Long ago in high school days the game Starfire from Task Force Games came out, the one where you could design space combat ships and slug it out. There was a person who was quite good at the game but also quite a prick about it. So I took him up on a his "I can make the best ships." We agreed on a budget and came to battle the next week at the schools game club night. He comes in with 5, I will say well made, dreadnought class ships with all the good defenses, armor, weapons the take up multiple spots in the right spots, the shebang. I put down 20 counters on the board and he starts laughing thinking its a cakewalk, until I tell him each counter represented 10 corvette class ships, the smallest ship class the game had (unless you count the actual fighters/fighter bays from Starfire II and Starfire III games) each with a single laser and the absolute minimum engine, shield, etc. to complete the frame. He thought I was crazy and lying until I showed him my paper with my design, cost and budget (this was before PCs, Visicalc and such). I won because in that game, a ship can only target one enemy ship per round, unless you have a Multitarget Unit (rated 2 thru 5). Yes he had an M5's installed and quite handily destroyed 25 corvettes the first round. But the 200 Corvettes got their licks in destroying 1 dreadnought. I was not going to risk firing at multiple ships ("Concentrate all firepower on that Super Star Destroyer."). Round 2 was 4 DN vs 175 Corvettes. He refused to play round 3+. Well, I said he was a prick.

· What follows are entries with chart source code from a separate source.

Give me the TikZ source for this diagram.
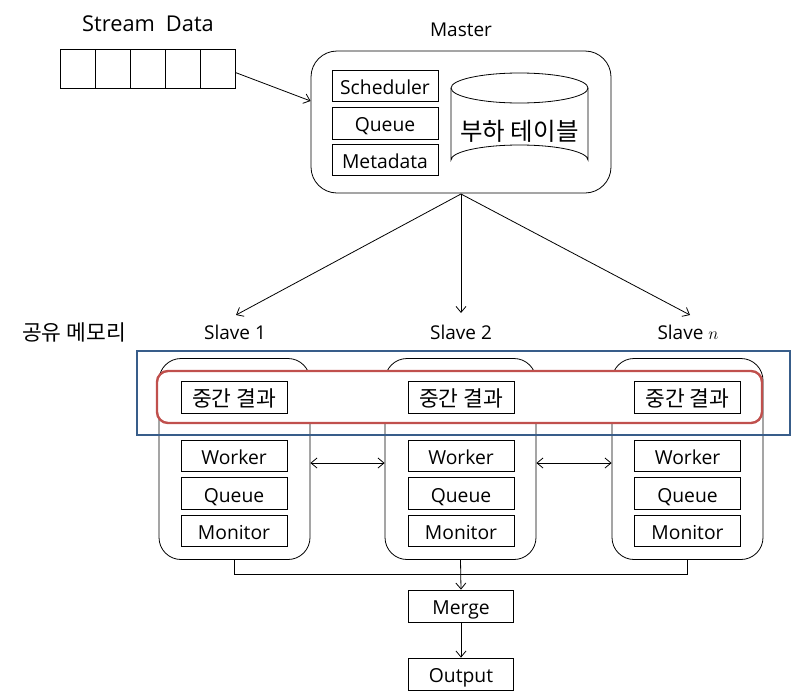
\documentclass[tikz,border=0pt]{standalone}
\usepackage{fontspec}
\setmainfont{Open Sans}
\newfontfamily\kr{Noto Sans CJK KR}
\usetikzlibrary{arrows.meta}
\definecolor{blueframe}{HTML}{385D8A}
\definecolor{redframe}{HTML}{C0504D}
\begin{document}
\begin{tikzpicture}[x=1pt,y=-1pt,
  lab/.style={font=\fontsize{19}{21}\selectfont, inner sep=0pt},
  kl/.style={font=\kr\fontsize{21.5}{23}\selectfont, inner sep=0pt},
  cell/.style={draw, line width=0.8pt, minimum width=35pt, minimum height=39pt, inner sep=0pt},
  ibox/.style={draw, line width=0.8pt, minimum width=106pt, minimum height=31.5pt, inner sep=0pt, fill=white, font=\fontsize{19.3}{21}\selectfont, text height=17pt, text depth=0pt},
  kbox/.style={ibox, font=\kr\fontsize{21.5}{23}\selectfont, text height=18.5pt, text depth=1pt},
  rbox/.style={draw, line width=0.8pt, rounded corners=22pt, inner sep=0pt},
  arr/.style={line width=0.8pt, -{Straight Barb[length=6pt,width=10pt]}},
  darr/.style={line width=0.8pt, {Straight Barb[length=6pt,width=10pt]}-{Straight Barb[length=6pt,width=10pt]}},
  ln/.style={line width=0.8pt}]
\useasboundingbox (0,0) rectangle (792,699);

% Stream data
\node[lab, font=\fontsize{21.8}{23}\selectfont] (sdlab) at (148,24) {Stream\hspace{0.25em} Data};
\node[cell] (c1) at (77.5,68.5) {};
\node[cell] (c2) at (112.5,68.5) {};
\node[cell] (c3) at (147.5,68.5) {};
\node[cell] (c4) at (182.5,68.5) {};
\node[cell] (c5) at (217.5,68.5) {};

% Master
\node[lab] (mlab) at (461,30) {Master};
\node[rbox, minimum width=300pt, minimum height=142pt, rounded corners=26pt] (master) at (461,122) {};
\node[ibox, minimum height=31pt] (sched) at (385,85.5) {Scheduler};
\node[ibox, minimum height=32pt] (mq) at (385,123) {Queue};
\node[ibox, minimum height=31pt] (meta) at (385,159.5) {Metadata};
% cylinder
\coordinate (cyl) at (519.5,124);
\draw[ln] (451,88) -- (451,160) arc[start angle=180,end angle=360,x radius=68.5,y radius=15] -- (588,88);
\draw[ln] (519.5,88) ellipse[x radius=68.5,y radius=15];
\node[kl, font=\kr\fontsize{24.5}{26}\selectfont] (load) at (519.5,131) {부하 테이블};

\draw[arr] (c5.east) ++(0,4) coordinate (sdo) -- (master.west |- 0,101);

% Slave labels
\node[kl] (shm) at (74,332) {공유 메모리};
\node[lab] (s1lab) at (235,332) {Slave 1};
\node[lab] (s2lab) at (461,332) {Slave 2};
\node[lab] (snlab) at (688,332) {Slave $n$};

\coordinate (mb) at (461,194);
\draw[arr] (mb) -- (236,315);
\draw[arr] (mb) -- (461,313);
\draw[arr] (mb) -- (690,315);

% Slave boxes
\node[rbox, minimum width=151pt, minimum height=201pt] (s1) at (234.5,459) {};
\node[rbox, minimum width=151pt, minimum height=201pt] (s2) at (460.5,459) {};
\node[rbox, minimum width=151pt, minimum height=201pt] (sn) at (687.5,459) {};

% shared memory frames
\draw[redframe, line width=2.4pt, fill=white, rounded corners=11pt] (157,371) rectangle (762,423);
\node[kbox] (m1) at (234,397.5) {중간 결과};
\node[kbox] (m2) at (461,397.5) {중간 결과};
\node[kbox] (mn) at (687.5,397.5) {중간 결과};
\draw[blueframe, line width=2.4pt] (137,351) rectangle (790,435);

% inner boxes
\node[ibox] (w1) at (234,456) {Worker};
\node[ibox] (q1) at (234,493.5) {Queue};
\node[ibox] (o1) at (234,531) {Monitor};
\node[ibox] (w2) at (461,456) {Worker};
\node[ibox] (q2) at (461,493.5) {Queue};
\node[ibox] (o2) at (461,531) {Monitor};
\node[ibox] (wn) at (687.5,456) {Worker};
\node[ibox] (qn) at (687.5,493.5) {Queue};
\node[ibox] (on) at (687.5,531) {Monitor};

\draw[darr] (s1.east |- 0,463) -- (s2.west |- 0,463);
\draw[darr] (s2.east |- 0,463) -- (sn.west |- 0,463);

% merge
\node[ibox, minimum width=105pt, minimum height=32pt] (merge) at (461,606) {Merge};
\node[ibox, minimum width=105pt, minimum height=32pt] (out) at (461,674) {Output};
\draw[ln] (s1.south) -- (s1.south |- 0,574) -- (sn.south |- 0,574) -- (sn.south);
\draw[arr] (s2.south) -- (merge.north);
\draw[arr] (merge.south) -- (out.north);
\end{tikzpicture}
\end{document}
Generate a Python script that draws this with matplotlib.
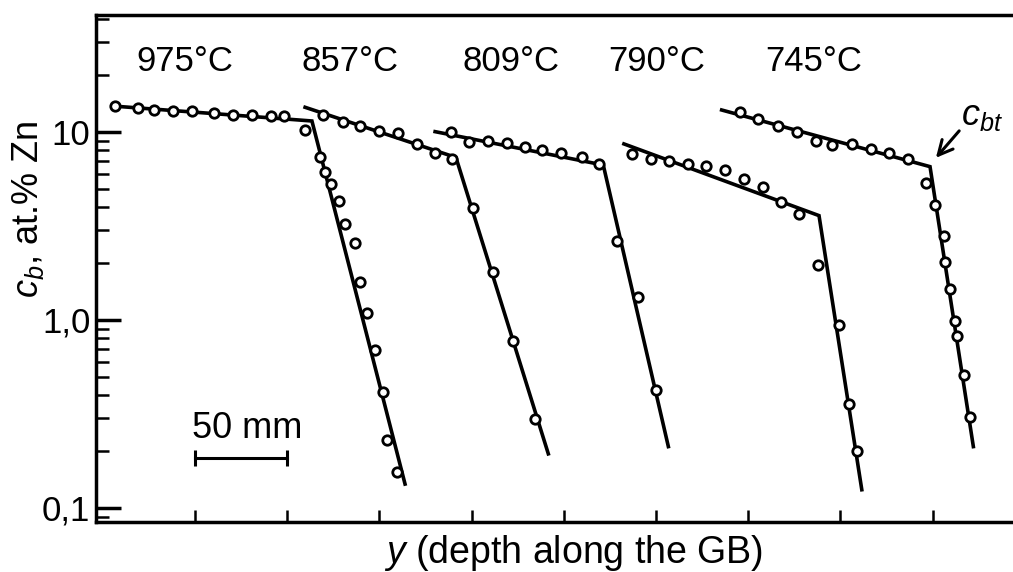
import matplotlib
matplotlib.use("Agg")
import matplotlib.pyplot as plt
from matplotlib.ticker import FixedLocator, FixedFormatter, LogLocator, NullFormatter

plt.rcParams['font.family'] = ['Liberation Sans', 'DejaVu Sans']
plt.rcParams['mathtext.fontset'] = 'custom'
plt.rcParams['mathtext.rm'] = 'Liberation Sans'
plt.rcParams['mathtext.it'] = 'Liberation Sans:italic'

# ---- data (depth in µm, arbitrary origin; concentration in at.% Zn) ----
temps = ['975°C', '857°C', '809°C', '790°C', '745°C']
label_x = [44.3, 134.1, 221.1, 300.5, 385.4]
label_y = 23.6

x_975 = [6.6, 18.9, 27.9, 38.2, 48.2, 60.5, 70.4, 80.7, 91.2, 98.4,
         109.7, 117.8, 120.5, 123.6, 128.3, 131.3, 136.8, 139.5, 143.1, 147.6, 152.1, 154.0, 159.7]
c_975 = [13.75, 13.37, 13.09, 12.98, 12.98, 12.58, 12.31, 12.31, 12.16, 12.16,
         10.25, 7.39, 6.15, 5.29, 4.31, 3.24, 2.58, 1.60, 1.09, 0.692, 0.416, 0.230, 0.156]
fit_x_975 = [5.0, 113.4, 163.9]
fit_c_975 = [13.75, 11.44, 0.134]

x_857 = [119.3, 130.4, 139.5, 149.9, 159.9, 170.2, 180.2, 189.6,
         200.6, 211.8, 222.3, 234.4]
c_857 = [12.31, 11.26, 10.80, 10.16, 9.84, 8.60, 7.76, 7.16,
         3.96, 1.79, 0.776, 0.296]
fit_x_857 = [109.7, 191.5, 241.6]
fit_c_857 = [13.53, 7.32, 0.194]

x_809 = [188.7, 198.5, 209.1, 219.2, 229.2, 238.3, 248.5, 259.7, 269.1,
         278.7, 290.1, 300.0]
c_809 = [10.0, 8.88, 8.93, 8.71, 8.27, 8.05, 7.70, 7.36, 6.76,
         2.63, 1.33, 0.423]
fit_x_809 = [180.2, 271.4, 306.7]
fit_c_809 = [10.04, 6.67, 0.212]

x_790 = [286.8, 297.1, 307.3, 317.2, 327.3, 337.2, 347.7, 357.9, 367.9, 377.7,
         388.0, 399.4, 404.8, 409.2]
c_790 = [7.64, 7.16, 7.05, 6.72, 6.59, 6.26, 5.64, 5.08, 4.23, 3.64,
         1.97, 0.941, 0.359, 0.200]
fit_x_790 = [282.6, 388.4, 411.6]
fit_c_790 = [8.64, 3.59, 0.125]

x_745 = [345.6, 355.5, 366.3, 376.6, 386.8, 395.3, 406.1, 416.4, 426.5, 436.8,
         446.4, 451.3, 456.2, 456.7, 459.4, 462.1, 463.4, 467.0, 470.3]
c_745 = [12.73, 11.68, 10.76, 10.04, 8.99, 8.53, 8.64, 8.09, 7.76, 7.16,
         5.37, 4.09, 2.80, 2.04, 1.47, 0.991, 0.822, 0.510, 0.306]
fit_x_745 = [335.6, 448.6, 472.1]
fit_c_745 = [13.09, 6.54, 0.212]

series_x = [x_975, x_857, x_809, x_790, x_745]
series_c = [c_975, c_857, c_809, c_790, c_745]
fits_x = [fit_x_975, fit_x_857, fit_x_809, fit_x_790, fit_x_745]
fits_c = [fit_c_975, fit_c_857, fit_c_809, fit_c_790, fit_c_745]

x_ticks = [50, 100, 150, 200, 250, 300, 350, 400, 450]
y_major = [0.1, 1.0, 10.0]
y_major_labels = ['0,1', '1,0', '10']

scalebar_x = [50, 100]
scalebar_c = 0.1845
scalebar_label = '50 mm'

cbt_tip = (450.8, 7.10)
cbt_tail = (465.4, 10.4)

# ---- figure ----
fig = plt.figure(figsize=(10.13, 5.72), dpi=100)
ax = fig.add_axes([96 / 1013, 50 / 572, 917 / 1013, 507 / 572])
ax.set_yscale('log')
ax.set_xlim(-3.7, 493.6)
ax.set_ylim(0.0842, 41.9)

for fx, fc in zip(fits_x, fits_c):
    ax.plot(fx, fc, color='black', lw=2.6, solid_joinstyle='miter', zorder=2)
for sx, sc in zip(series_x, series_c):
    ax.plot(sx, sc, linestyle='none', marker='o', markersize=6.8,
            markerfacecolor='white', markeredgecolor='black', markeredgewidth=2.0, zorder=3)

for t, lx in zip(temps, label_x):
    ax.text(lx, label_y, t, ha='center', va='center', fontsize=25)

# scale bar
ax.plot(scalebar_x, [scalebar_c, scalebar_c], color='black', lw=2.2,
        marker='|', markersize=11, markeredgewidth=2.2)
ax.text(78.2, 0.266, scalebar_label, ha='center', va='center', fontsize=26)

# c_bt annotation
ax.annotate('', xy=cbt_tip, xytext=cbt_tail,
            arrowprops=dict(arrowstyle='->', color='black', lw=2.2, mutation_scale=26))
ax.text(465.5, 12.3, r'$c_{bt}$', ha='left', va='center', fontsize=26)

# axes styling
for s in ['left', 'bottom', 'top']:
    ax.spines[s].set_linewidth(2.5)
ax.spines['right'].set_visible(False)

ax.xaxis.set_major_locator(FixedLocator(x_ticks))
ax.set_xticklabels([])
ax.tick_params(axis='x', which='major', direction='in', length=9, width=1.8, top=False)
ax.tick_params(axis='x', which='minor', bottom=False, top=False)

ax.yaxis.set_major_locator(FixedLocator(y_major))
ax.yaxis.set_major_formatter(FixedFormatter(y_major_labels))
ax.yaxis.set_minor_locator(LogLocator(base=10, subs=[2, 3, 4, 5, 6, 7, 8, 9]))
ax.yaxis.set_minor_formatter(NullFormatter())
ax.tick_params(axis='y', which='major', direction='in', length=18, width=2.5,
               labelsize=25, pad=4, right=False)
ax.tick_params(axis='y', which='minor', direction='in', length=9, width=1.8, right=False)

ax.set_ylabel(r'$c_b$, at.% Zn', fontsize=26, va='center')
ax.yaxis.set_label_coords(-0.074, 0.617)
ax.set_xlabel(r'$y$ (depth along the GB)', fontsize=27, va='center')
ax.xaxis.set_label_coords(0.521, -0.061)

fig.savefig('out.png', dpi=100)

The point is: In situations without a ship killer Spinal, (damaged, never developed, ship tonnage too small, small stellar empire budgets, etc.), do fighters (and Riders) regain value simply by throwing enough metal in the sky and thus overloading even multiple fire-control stations or the computer? IIRC that's what to do in CT Book 2 fights. I don't know T5 ACS or BCS well yet. I've gone thru the other stuff more thoroughly.